Kant’s first critique, Videos 45-48
This document will cover comments and notes on a series of videos on the critique by Victor Gijsberts.
Video 52; The transcendental ideal
The idea of pure reason speaks of how humans arrive at the idea of God. Kant’s story has to prove that the idea of God can come from something other than God itself. God in Kant’s work is an idea, in a similar vein to Plato’s ideas. An ideal on the other hand is something we can aim for.
The thought of the completed whole states that things are determined in relation to the whole of possibility, meaning that we know how all the possible predicates rely on it. The complete use of an object is an idea which cannot be found in experience and is thus purely rational. The completed whole, besides being an idea, is also an ideal. The transcendental ideals is thus the most real being, or God.
Reason however does not suppose that a being exists that conforms to the ideal it only posed as the existence of the idea of such a being.
God is an idea that grounds all possible predicates. It is therefore not material, but grounds all material things. Taking God as being Eternal, Simple and Omnipotent however, oversteps the boundaries of the transcendental ideal.
Video 53; The ontological argument
The transcendental idea is not a necessary being. The ontological argument state that there must be some necessary being. Believing this being to both be necessary and to be a Transcendent God, leads us to the transcendental illusion. There’s no reason to claim to know that any being is not a necessary being, therefore, if a necessary being has to exist it need not be God.

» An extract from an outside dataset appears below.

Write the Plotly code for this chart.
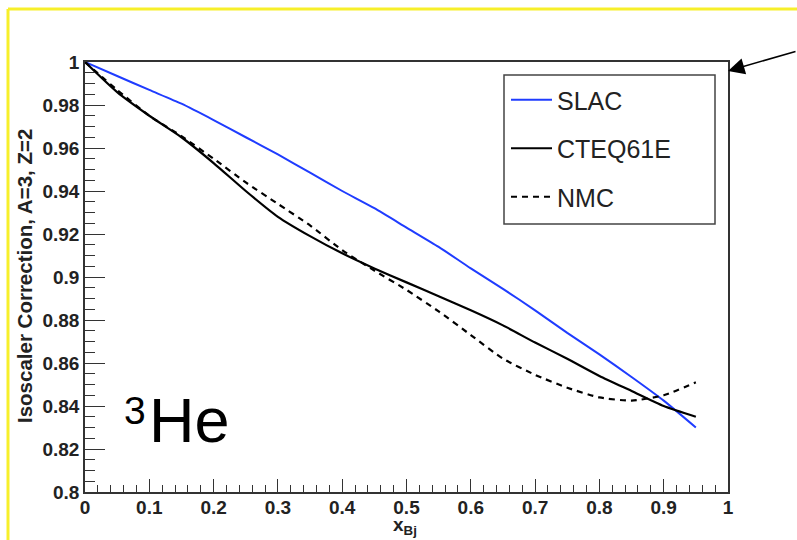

Video 54; Further proofs of the existence of God
According to Kant, the cosmological- and physio-theological-argument both depend on the ontological argument. For instance, the cosmological argument states that:
If something exists then an absolutely necessary being must exist. I exist tell the necessary being must exist.
However, to prove that this necessary being is the absolute being we require the ontological proof.
For the physio-theological argument, Kant attempts to prove the same dependence on the ontological argument. The physio-theological argument states that:
The complexity of the world must come from an intelligent designer.
However, even if the existence of such an architect/designer was proven that does not imply that this architect has the properties of a God. To apply these properties, such as omnipotence or eternity, to the architect, we need the ontological argument.
Video 55; Appendix to the dialectic
Reason must be able to understand itself. The understanding posits and object as a unity of sensation, whereas reason poses transcendent ideas as a unity of understanding. Reason as such is what leads us to illusion and misunderstanding. However, we cannot simply dispose of reason. The understanding needs reason to get a mark of Truth which does not exist in the empirical world.